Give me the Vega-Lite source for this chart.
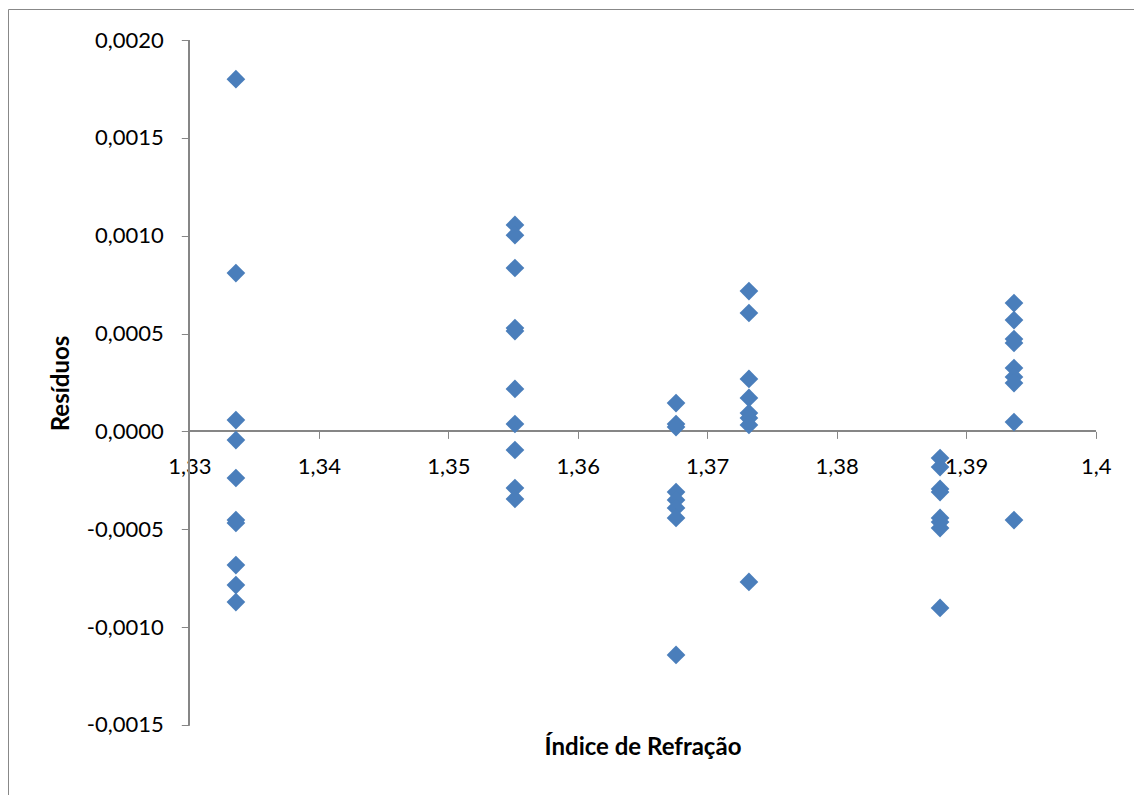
{
  "$schema": "https://vega.github.io/schema/vega-lite/v6.json",
  "width": 1126,
  "height": 786,
  "autosize": {"type": "none"},
  "padding": {"left": 8, "top": 9, "right": 0, "bottom": 0},
  "background": "white",
  "config": {
    "view": {"stroke": "#888888", "strokeWidth": 1},
    "font": "Lato",
    "locale": {"number": {"decimal": ",", "thousands": ".", "grouping": [3], "currency": ["", ""], "minus": "-"}}
  },
  "data": {"values": [
    {"n": 1.3336, "r": 0.0018}, {"n": 1.3336, "r": 0.000809}, {"n": 1.3336, "r": 0.000058}, {"n": 1.3336, "r": -0.000044},
    {"n": 1.3336, "r": -0.000238}, {"n": 1.3336, "r": -0.000453}, {"n": 1.3336, "r": -0.000468}, {"n": 1.3336, "r": -0.000683},
    {"n": 1.3336, "r": -0.000785}, {"n": 1.3336, "r": -0.000872},
    {"n": 1.35515, "r": 0.001055}, {"n": 1.35515, "r": 0.001003}, {"n": 1.35515, "r": 0.000835}, {"n": 1.35515, "r": 0.000528},
    {"n": 1.35515, "r": 0.000513}, {"n": 1.35515, "r": 0.000217}, {"n": 1.35515, "r": 0.000038}, {"n": 1.35515, "r": -0.000095},
    {"n": 1.35515, "r": -0.000289}, {"n": 1.35515, "r": -0.000345},
    {"n": 1.36759, "r": 0.000145}, {"n": 1.36759, "r": 0.000038}, {"n": 1.36759, "r": 0.000022}, {"n": 1.36759, "r": -0.00031},
    {"n": 1.36759, "r": -0.00035}, {"n": 1.36759, "r": -0.000391}, {"n": 1.36759, "r": -0.000442}, {"n": 1.36759, "r": -0.001142},
    {"n": 1.37322, "r": 0.000717}, {"n": 1.37322, "r": 0.000605}, {"n": 1.37322, "r": 0.000268}, {"n": 1.37322, "r": 0.000171},
    {"n": 1.37322, "r": 0.000094}, {"n": 1.37322, "r": 0.000068}, {"n": 1.37322, "r": 0.000033}, {"n": 1.37322, "r": -0.000769},
    {"n": 1.38798, "r": -0.000136}, {"n": 1.38798, "r": -0.000182}, {"n": 1.38798, "r": -0.000294}, {"n": 1.38798, "r": -0.00031},
    {"n": 1.38798, "r": -0.000442}, {"n": 1.38798, "r": -0.000463}, {"n": 1.38798, "r": -0.000494}, {"n": 1.38798, "r": -0.000902},
    {"n": 1.39369, "r": 0.000656}, {"n": 1.39369, "r": 0.000569}, {"n": 1.39369, "r": 0.000472}, {"n": 1.39369, "r": 0.000452},
    {"n": 1.39369, "r": 0.000324}, {"n": 1.39369, "r": 0.000278}, {"n": 1.39369, "r": 0.000247}, {"n": 1.39369, "r": 0.000048},
    {"n": 1.39369, "r": -0.000453}
  ]},
  "resolve": {"axis": {"x": "independent", "y": "independent"}},
  "layer": [
    {
      "mark": {"type": "rule", "color": "#868686", "strokeWidth": 1},
      "encoding": {
        "x": {"datum": 1.33, "axis": null},
        "y": {"datum": -0.0015, "axis": null},
        "y2": {"datum": 0.002}
      }
    },
    {
      "mark": {"type": "rule", "color": "#868686", "strokeWidth": 1},
      "encoding": {
        "y": {"datum": 0, "axis": null},
        "x": {"datum": 1.33, "axis": null},
        "x2": {"datum": 1.4}
      }
    },
    {
      "mark": {"type": "point", "shape": "diamond", "filled": true, "size": 350, "color": "#4A7EBB", "opacity": 1},
      "encoding": {
        "x": {
          "field": "n", "type": "quantitative",
          "scale": {"domain": [1.315999, 1.402958], "nice": false, "zero": false},
          "axis": {
            "title": "Índice de Refração",
            "titleFont": "Lato", "titleFontSize": 24, "titleFontWeight": "bold", "titleColor": "#000000",
            "titleX": 634.5, "titleY": 316, "titleBaseline": "middle", "titleAlign": "center",
            "offset": -363.6,
            "values": [1.33, 1.34, 1.35, 1.36, 1.37, 1.38, 1.39, 1.4],
            "format": ".2~f",
            "domain": false, "grid": false,
            "ticks": true, "tickSize": 7, "tickColor": "#868686", "tickWidth": 1,
            "labelFont": "Lato", "labelFontSize": 22, "labelColor": "#000000", "labelPadding": 18,
            "labelOverlap": false, "labelFlush": false
          }
        },
        "y": {
          "field": "r", "type": "quantitative",
          "scale": {"domain": [-0.0018577, 0.0021584], "nice": false, "zero": false},
          "axis": {
            "title": "Resíduos",
            "titleFont": "Lato", "titleFontSize": 24, "titleFontWeight": "bold", "titleColor": "#000000",
            "titleX": -128, "titleY": 374, "titleBaseline": "middle", "titleAlign": "center", "titleAngle": -90,
            "offset": -181.3,
            "values": [0.002, 0.0015, 0.001, 0.0005, 0, -0.0005, -0.001, -0.0015],
            "format": ".4f",
            "domain": false, "grid": false,
            "ticks": true, "tickSize": 8, "tickColor": "#868686", "tickWidth": 1,
            "labelFont": "Lato", "labelFontSize": 22, "labelColor": "#000000", "labelPadding": 18,
            "labelOverlap": false, "labelFlush": false
          }
        }
      }
    }
  ]
}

::::

#### GIVEN PROBLEM:
Extract all the data above exactly, excluding every picture.

#### THE SOLUTION:
Give me the Vega-Lite source for this chart.
{
  "$schema": "https://vega.github.io/schema/vega-lite/v6.json",
  "width": 1126,
  "height": 786,
  "autosize": {"type": "none"},
  "padding": {"left": 8, "top": 9, "right": 0, "bottom": 0},
  "background": "white",
  "config": {
    "view": {"stroke": "#888888", "strokeWidth": 1},
    "font": "Lato",
    "locale": {"number": {"decimal": ",", "thousands": ".", "grouping": [3], "currency": ["", ""], "minus": "-"}}
  },
  "data": {"values": [
    {"n": 1.3336, "r": 0.0018}, {"n": 1.3336, "r": 0.000809}, {"n": 1.3336, "r": 0.000058}, {"n": 1.3336, "r": -0.000044},
    {"n": 1.3336, "r": -0.000238}, {"n": 1.3336, "r": -0.000453}, {"n": 1.3336, "r": -0.000468}, {"n": 1.3336, "r": -0.000683},
    {"n": 1.3336, "r": -0.000785}, {"n": 1.3336, "r": -0.000872},
    {"n": 1.35515, "r": 0.001055}, {"n": 1.35515, "r": 0.001003}, {"n": 1.35515, "r": 0.000835}, {"n": 1.35515, "r": 0.000528},
    {"n": 1.35515, "r": 0.000513}, {"n": 1.35515, "r": 0.000217}, {"n": 1.35515, "r": 0.000038}, {"n": 1.35515, "r": -0.000095},
    {"n": 1.35515, "r": -0.000289}, {"n": 1.35515, "r": -0.000345},
    {"n": 1.36759, "r": 0.000145}, {"n": 1.36759, "r": 0.000038}, {"n": 1.36759, "r": 0.000022}, {"n": 1.36759, "r": -0.00031},
    {"n": 1.36759, "r": -0.00035}, {"n": 1.36759, "r": -0.000391}, {"n": 1.36759, "r": -0.000442}, {"n": 1.36759, "r": -0.001142},
    {"n": 1.37322, "r": 0.000717}, {"n": 1.37322, "r": 0.000605}, {"n": 1.37322, "r": 0.000268}, {"n": 1.37322, "r": 0.000171},
    {"n": 1.37322, "r": 0.000094}, {"n": 1.37322, "r": 0.000068}, {"n": 1.37322, "r": 0.000033}, {"n": 1.37322, "r": -0.000769},
    {"n": 1.38798, "r": -0.000136}, {"n": 1.38798, "r": -0.000182}, {"n": 1.38798, "r": -0.000294}, {"n": 1.38798, "r": -0.00031},
    {"n": 1.38798, "r": -0.000442}, {"n": 1.38798, "r": -0.000463}, {"n": 1.38798, "r": -0.000494}, {"n": 1.38798, "r": -0.000902},
    {"n": 1.39369, "r": 0.000656}, {"n": 1.39369, "r": 0.000569}, {"n": 1.39369, "r": 0.000472}, {"n": 1.39369, "r": 0.000452},
    {"n": 1.39369, "r": 0.000324}, {"n": 1.39369, "r": 0.000278}, {"n": 1.39369, "r": 0.000247}, {"n": 1.39369, "r": 0.000048},
    {"n": 1.39369, "r": -0.000453}
  ]},
  "resolve": {"axis": {"x": "independent", "y": "independent"}},
  "layer": [
    {
      "mark": {"type": "rule", "color": "#868686", "strokeWidth": 1},
      "encoding": {
        "x": {"datum": 1.33, "axis": null},
        "y": {"datum": -0.0015, "axis": null},
        "y2": {"datum": 0.002}
      }
    },
    {
      "mark": {"type": "rule", "color": "#868686", "strokeWidth": 1},
      "encoding": {
        "y": {"datum": 0, "axis": null},
        "x": {"datum": 1.33, "axis": null},
        "x2": {"datum": 1.4}
      }
    },
    {
      "mark": {"type": "point", "shape": "diamond", "filled": true, "size": 350, "color": "#4A7EBB", "opacity": 1},
      "encoding": {
        "x": {
          "field": "n", "type": "quantitative",
          "scale": {"domain": [1.315999, 1.402958], "nice": false, "zero": false},
          "axis": {
            "title": "Índice de Refração",
            "titleFont": "Lato", "titleFontSize": 24, "titleFontWeight": "bold", "titleColor": "#000000",
            "titleX": 634.5, "titleY": 316, "titleBaseline": "middle", "titleAlign": "center",
            "offset": -363.6,
            "values": [1.33, 1.34, 1.35, 1.36, 1.37, 1.38, 1.39, 1.4],
            "format": ".2~f",
            "domain": false, "grid": false,
            "ticks": true, "tickSize": 7, "tickColor": "#868686", "tickWidth": 1,
            "labelFont": "Lato", "labelFontSize": 22, "labelColor": "#000000", "labelPadding": 18,
            "labelOverlap": false, "labelFlush": false
          }
        },
        "y": {
          "field": "r", "type": "quantitative",
          "scale": {"domain": [-0.0018577, 0.0021584], "nice": false, "zero": false},
          "axis": {
            "title": "Resíduos",
            "titleFont": "Lato", "titleFontSize": 24, "titleFontWeight": "bold", "titleColor": "#000000",
            "titleX": -128, "titleY": 374, "titleBaseline": "middle", "titleAlign": "center", "titleAngle": -90,
            "offset": -181.3,
            "values": [0.002, 0.0015, 0.001, 0.0005, 0, -0.0005, -0.001, -0.0015],
            "format": ".4f",
            "domain": false, "grid": false,
            "ticks": true, "tickSize": 8, "tickColor": "#868686", "tickWidth": 1,
            "labelFont": "Lato", "labelFontSize": 22, "labelColor": "#000000", "labelPadding": 18,
            "labelOverlap": false, "labelFlush": false
          }
        }
      }
    }
  ]
}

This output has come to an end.